The basic principle of induction heating devices is based on the fact that an induction coil is supplied with a high-frequency alternating voltage by an induction generator of an alternating voltage supply device, whereupon an alternating magnetic field is built up in the induction coil through which a corresponding high-frequency alternating current flows. This in turn causes eddy currents to be induced in a metal located in the vicinity of the induction coil, causing the metal to heat up. Thus, induction heating devices act only locally, limited to an area around the conductor of the induction coil, requiring mechanical movement of the induction coil to the particular location to be heated.

For this reason, the induction coils are usually arranged to move above the platform via a traversing unit. However, each positioning of the induction coil at a new position above the platform results in a change in physical variables of a device used to carry out the process for the additive manufacture of components, which in turn leads to the fact that the maximum output of the induction generator that can be retrieved also changes with each new position.

It applies to induction generators that they must not be set to an output at which they would be operated outside a permissible frequency range. In particular, an induction generator must not be set above a design inherent maximum output, otherwise damage to the induction generator would occur.

However, the maximum output of the induction generator that can be retrieved is not constant. If the traversing unit of the device used comprises at least one guide along which the induction coil can be moved back and forth in at least one direction and via which the induction coil is supplied with electrical energy from the induction generator, in the case of an electrical connection of the induction coil to the guide, which can be implemented in particular via sliding contacts, there is an extension or shortening of the electrical line length between the induction coil and the induction generator each time the induction coil is repositioned. This in turn affects the total ohmic resistance and thus the maximum output that can be retrieved at the respective position.

However, even if the induction coil is repositioned at the same position above the platform, there may be a change in physical quantities of the device compared to the previous positioning and thus a change in the retrievable maximum output of the induction generator. In the case of sliding contacts, for example, this can be due to the fact that the sliding contacts are in contact with the guide to a different extent after each positioning that has taken place, which affects the total ohmic resistance and thus the maximum output that can be called up.

In addition, the impedance consisting of inductance of the induction coil and ohmic losses, and thus the retrievable maximum output, may change due to self-excitation of eddy currents induced by the induction coil in a component with the induction coil.

Induction generators are known which monitor the relevant physical quantities and react, for example, to an imminent exceeding of the maximum output of the induction generator by switching off at an early stage. In this way, damage to the induction generator due to a possible overload is prevented. However, countermeasures to prevent shutdown cannot be initiated. Thus, reliable operation of a device comprising such an induction generator is not possible.

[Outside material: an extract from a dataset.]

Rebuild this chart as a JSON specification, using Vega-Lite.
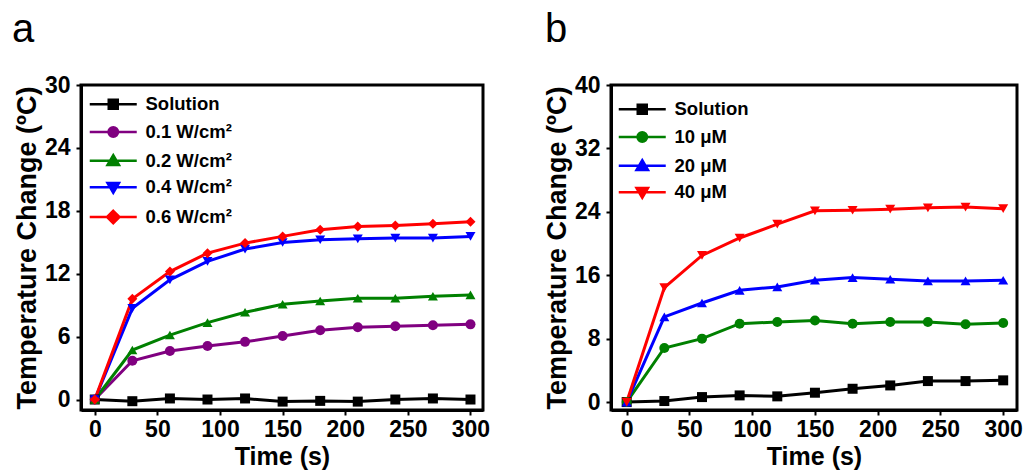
{
  "$schema": "https://vega.github.io/schema/vega-lite/v6.json",
  "padding": {"left": 10, "top": 8, "right": 5, "bottom": 0},
  "background": "white",
  "datasets": {
    "a": [
      {"s":"Solution","t":0,"v":0},{"s":"Solution","t":30,"v":-0.16},{"s":"Solution","t":60,"v":0.1},{"s":"Solution","t":90,"v":0},{"s":"Solution","t":120,"v":0.1},{"s":"Solution","t":150,"v":-0.2},{"s":"Solution","t":180,"v":-0.13},{"s":"Solution","t":210,"v":-0.2},{"s":"Solution","t":240,"v":0},{"s":"Solution","t":270,"v":0.1},{"s":"Solution","t":300,"v":0},
      {"s":"0.1 W/cm²","t":0,"v":0},{"s":"0.1 W/cm²","t":30,"v":3.7},{"s":"0.1 W/cm²","t":60,"v":4.62},{"s":"0.1 W/cm²","t":90,"v":5.1},{"s":"0.1 W/cm²","t":120,"v":5.5},{"s":"0.1 W/cm²","t":150,"v":6.06},{"s":"0.1 W/cm²","t":180,"v":6.6},{"s":"0.1 W/cm²","t":210,"v":6.89},{"s":"0.1 W/cm²","t":240,"v":6.98},{"s":"0.1 W/cm²","t":270,"v":7.08},{"s":"0.1 W/cm²","t":300,"v":7.17},
      {"s":"0.2 W/cm²","t":0,"v":0},{"s":"0.2 W/cm²","t":30,"v":4.72},{"s":"0.2 W/cm²","t":60,"v":6.15},{"s":"0.2 W/cm²","t":90,"v":7.33},{"s":"0.2 W/cm²","t":120,"v":8.32},{"s":"0.2 W/cm²","t":150,"v":9.09},{"s":"0.2 W/cm²","t":180,"v":9.4},{"s":"0.2 W/cm²","t":210,"v":9.66},{"s":"0.2 W/cm²","t":240,"v":9.66},{"s":"0.2 W/cm²","t":270,"v":9.85},{"s":"0.2 W/cm²","t":300,"v":9.98},
      {"s":"0.4 W/cm²","t":0,"v":0},{"s":"0.4 W/cm²","t":30,"v":8.7},{"s":"0.4 W/cm²","t":60,"v":11.41},{"s":"0.4 W/cm²","t":90,"v":13.17},{"s":"0.4 W/cm²","t":120,"v":14.35},{"s":"0.4 W/cm²","t":150,"v":14.98},{"s":"0.4 W/cm²","t":180,"v":15.24},{"s":"0.4 W/cm²","t":210,"v":15.33},{"s":"0.4 W/cm²","t":240,"v":15.4},{"s":"0.4 W/cm²","t":270,"v":15.4},{"s":"0.4 W/cm²","t":300,"v":15.56},
      {"s":"0.6 W/cm²","t":0,"v":0},{"s":"0.6 W/cm²","t":30,"v":9.6},{"s":"0.6 W/cm²","t":60,"v":12.2},{"s":"0.6 W/cm²","t":90,"v":13.96},{"s":"0.6 W/cm²","t":120,"v":14.92},{"s":"0.6 W/cm²","t":150,"v":15.56},{"s":"0.6 W/cm²","t":180,"v":16.19},{"s":"0.6 W/cm²","t":210,"v":16.5},{"s":"0.6 W/cm²","t":240,"v":16.6},{"s":"0.6 W/cm²","t":270,"v":16.77},{"s":"0.6 W/cm²","t":300,"v":16.96}
    ],
    "b": [
      {"s":"Solution","t":0,"v":0},{"s":"Solution","t":30,"v":0.13},{"s":"Solution","t":60,"v":0.63},{"s":"Solution","t":90,"v":0.84},{"s":"Solution","t":120,"v":0.72},{"s":"Solution","t":150,"v":1.18},{"s":"Solution","t":180,"v":1.68},{"s":"Solution","t":210,"v":2.1},{"s":"Solution","t":240,"v":2.65},{"s":"Solution","t":270,"v":2.65},{"s":"Solution","t":300,"v":2.74},
      {"s":"10 μM","t":0,"v":0},{"s":"10 μM","t":30,"v":6.82},{"s":"10 μM","t":60,"v":8.0},{"s":"10 μM","t":90,"v":9.89},{"s":"10 μM","t":120,"v":10.1},{"s":"10 μM","t":150,"v":10.3},{"s":"10 μM","t":180,"v":9.89},{"s":"10 μM","t":210,"v":10.1},{"s":"10 μM","t":240,"v":10.1},{"s":"10 μM","t":270,"v":9.81},{"s":"10 μM","t":300,"v":9.98},
      {"s":"20 μM","t":0,"v":0},{"s":"20 μM","t":30,"v":10.74},{"s":"20 μM","t":60,"v":12.5},{"s":"20 μM","t":90,"v":14.1},{"s":"20 μM","t":120,"v":14.53},{"s":"20 μM","t":150,"v":15.37},{"s":"20 μM","t":180,"v":15.7},{"s":"20 μM","t":210,"v":15.5},{"s":"20 μM","t":240,"v":15.28},{"s":"20 μM","t":270,"v":15.28},{"s":"20 μM","t":300,"v":15.37},
      {"s":"40 μM","t":0,"v":0},{"s":"40 μM","t":30,"v":14.44},{"s":"40 μM","t":60,"v":18.5},{"s":"40 μM","t":90,"v":20.7},{"s":"40 μM","t":120,"v":22.44},{"s":"40 μM","t":150,"v":24.13},{"s":"40 μM","t":180,"v":24.2},{"s":"40 μM","t":210,"v":24.34},{"s":"40 μM","t":240,"v":24.5},{"s":"40 μM","t":270,"v":24.6},{"s":"40 μM","t":300,"v":24.4}
    ]
  },
  "hconcat": [
    {
      "width": 402,
      "height": 325,
      "title": {"text": "a", "anchor": "start", "frame": "group", "fontSize": 40, "fontWeight": "normal", "font": "Liberation Sans", "color": "black", "dx": -69, "baseline": "alphabetic", "offset": -8},
      "data": {"name": "a"},
      "encoding": {
        "x": {"field": "t", "type": "quantitative", "scale": {"domain": [-11, 310], "nice": false, "zero": false}, "axis": {"values": [0, 50, 100, 150, 200, 250, 300], "title": "Time (s)"}},
        "y": {"field": "v", "type": "quantitative", "scale": {"domain": [-1, 30], "nice": false, "zero": false}, "axis": {"values": [0, 6, 12, 18, 24, 30], "title": "Temperature Change (ºC)"}}
      },
      "layer": [
        {
          "mark": {"type": "line", "strokeWidth": 3},
          "encoding": {
            "color": {"field": "s", "type": "nominal", "legend": null,
              "scale": {"domain": ["Solution", "0.1 W/cm²", "0.2 W/cm²", "0.4 W/cm²", "0.6 W/cm²"], "range": ["#000000", "#800080", "#008000", "#0000ff", "#ff0000"]}}
          }
        },
        {
          "mark": {"type": "point", "filled": true, "size": 100, "opacity": 1},
          "encoding": {
            "color": {"field": "s", "type": "nominal", "legend": null,
              "scale": {"domain": ["Solution", "0.1 W/cm²", "0.2 W/cm²", "0.4 W/cm²", "0.6 W/cm²"], "range": ["#000000", "#800080", "#008000", "#0000ff", "#ff0000"]}},
            "shape": {"field": "s", "type": "nominal", "legend": null,
              "scale": {"domain": ["Solution", "0.1 W/cm²", "0.2 W/cm²", "0.4 W/cm²", "0.6 W/cm²"], "range": ["square", "circle", "triangle-up", "triangle-down", "diamond"]}}
          }
        },
        {
          "transform": [{"filter": "datum.t < -100"}],
          "mark": {"type": "point", "filled": true},
          "encoding": {
            "fill": {"field": "s", "type": "nominal",
              "scale": {"domain": ["Solution", "0.1 W/cm²", "0.2 W/cm²", "0.4 W/cm²", "0.6 W/cm²"], "range": ["#000000", "#800080", "#008000", "#0000ff", "#ff0000"]},
              "legend": {"title": null, "orient": "none", "legendX": 23, "legendY": 10}},
            "stroke": {"field": "s", "type": "nominal",
              "scale": {"domain": ["Solution", "0.1 W/cm²", "0.2 W/cm²", "0.4 W/cm²", "0.6 W/cm²"], "range": ["#000000", "#800080", "#008000", "#0000ff", "#ff0000"]},
              "legend": {"title": null, "orient": "none", "legendX": 23, "legendY": 10}},
            "shape": {"field": "s", "type": "nominal",
              "scale": {"domain": ["Solution", "0.1 W/cm²", "0.2 W/cm²", "0.4 W/cm²", "0.6 W/cm²"], "range": ["M-4.7,0H4.7M-0.9,-0.9H0.9V0.9H-0.9Z", "M-4.7,0H4.7M0.95,0A0.95,0.95,0,1,1,-0.95,0A0.95,0.95,0,1,1,0.95,0Z", "M-4.7,0H4.7M0,-1.1L1.15,0.85H-1.15Z", "M-4.7,0H4.7M0,1.1L1.15,-0.85H-1.15Z", "M-4.7,0H4.7M0,-1.25L1.25,0L0,1.25L-1.25,0Z"]},
              "legend": {"title": null, "orient": "none", "legendX": 23, "legendY": 10}}
          }
        }
      ],
      "resolve": {"scale": {"shape": "independent", "fill": "independent", "stroke": "independent"}}
    },
    {
      "width": 406,
      "height": 325,
      "title": {"text": "b", "anchor": "start", "frame": "group", "fontSize": 40, "fontWeight": "normal", "font": "Liberation Sans", "color": "black", "dx": -66, "baseline": "alphabetic", "offset": -8},
      "data": {"name": "b"},
      "encoding": {
        "x": {"field": "t", "type": "quantitative", "scale": {"domain": [-12.5, 311], "nice": false, "zero": false}, "axis": {"values": [0, 50, 100, 150, 200, 250, 300], "title": "Time (s)"}},
        "y": {"field": "v", "type": "quantitative", "scale": {"domain": [-1, 40], "nice": false, "zero": false}, "axis": {"values": [0, 8, 16, 24, 32, 40], "title": "Temperature Change (ºC)"}}
      },
      "layer": [
        {
          "mark": {"type": "line", "strokeWidth": 3},
          "encoding": {
            "color": {"field": "s", "type": "nominal", "legend": null,
              "scale": {"domain": ["Solution", "10 μM", "20 μM", "40 μM"], "range": ["#000000", "#008000", "#0000ff", "#ff0000"]}}
          }
        },
        {
          "mark": {"type": "point", "filled": true, "size": 100, "opacity": 1},
          "encoding": {
            "color": {"field": "s", "type": "nominal", "legend": null,
              "scale": {"domain": ["Solution", "10 μM", "20 μM", "40 μM"], "range": ["#000000", "#008000", "#0000ff", "#ff0000"]}},
            "shape": {"field": "s", "type": "nominal", "legend": null,
              "scale": {"domain": ["Solution", "10 μM", "20 μM", "40 μM"], "range": ["square", "circle", "triangle-up", "triangle-down"]}}
          }
        },
        {
          "transform": [{"filter": "datum.t < -100"}],
          "mark": {"type": "point", "filled": true},
          "encoding": {
            "fill": {"field": "s", "type": "nominal",
              "scale": {"domain": ["Solution", "10 μM", "20 μM", "40 μM"], "range": ["#000000", "#008000", "#0000ff", "#ff0000"]},
              "legend": {"title": null, "orient": "none", "legendX": 22, "legendY": 15}},
            "stroke": {"field": "s", "type": "nominal",
              "scale": {"domain": ["Solution", "10 μM", "20 μM", "40 μM"], "range": ["#000000", "#008000", "#0000ff", "#ff0000"]},
              "legend": {"title": null, "orient": "none", "legendX": 22, "legendY": 15}},
            "shape": {"field": "s", "type": "nominal",
              "scale": {"domain": ["Solution", "10 μM", "20 μM", "40 μM"], "range": ["M-4.7,0H4.7M-0.9,-0.9H0.9V0.9H-0.9Z", "M-4.7,0H4.7M0.95,0A0.95,0.95,0,1,1,-0.95,0A0.95,0.95,0,1,1,0.95,0Z", "M-4.7,0H4.7M0,-1.1L1.15,0.85H-1.15Z", "M-4.7,0H4.7M0,1.1L1.15,-0.85H-1.15Z"]},
              "legend": {"title": null, "orient": "none", "legendX": 22, "legendY": 15}}
          }
        }
      ],
      "resolve": {"scale": {"shape": "independent", "fill": "independent", "stroke": "independent"}}
    }
  ],
  "spacing": 49,
  "resolve": {"scale": {"color": "independent", "shape": "independent", "fill": "independent", "stroke": "independent"}},
  "config": {
    "font": "Liberation Sans",
    "view": {"stroke": "black", "strokeWidth": 3},
    "axis": {
      "grid": false,
      "domainColor": "black", "domainWidth": 3,
      "tickColor": "black", "tickWidth": 2, "tickSize": 5,
      "labelFont": "Liberation Sans", "labelFontSize": 23, "labelFontWeight": "bold", "labelColor": "black", "labelPadding": 6,
      "titleFont": "Liberation Sans", "titleFontSize": 27, "titleFontWeight": "bold", "titleColor": "black"
    },
    "axisX": {"titleFontSize": 25, "titlePadding": 3, "labelPadding": 3},
    "axisY": {"titlePadding": 3, "labelAngle": 0},
    "legend": {
      "labelFont": "Liberation Sans", "labelFontSize": 18.5, "labelFontWeight": "bold", "labelColor": "black",
      "symbolSize": 100, "symbolStrokeWidth": 2.5, "symbolOpacity": 1, "rowPadding": 7.7, "labelOffset": 23, "symbolOffset": 0, "padding": 0
    }
  }
}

In addition, there are methods in which the induction generator is operated at a constant output which is far below the maximum output of the induction generator which can actually be retrieved. In this way, a forced shutdown of the induction generator is prevented, but at the same time the heating output is unnecessarily limited, which leads to an increase in the time required for heating the metallic material.

The invention is therefore based on the task of providing a method of the type mentioned at the outset which at least partially eliminates the disadvantages of the methods known from the prior art.

According to the invention, this task is solved in that the induction generator is controlled such that the induction generator is driven with a different output at different specified positions of the at least one induction coil.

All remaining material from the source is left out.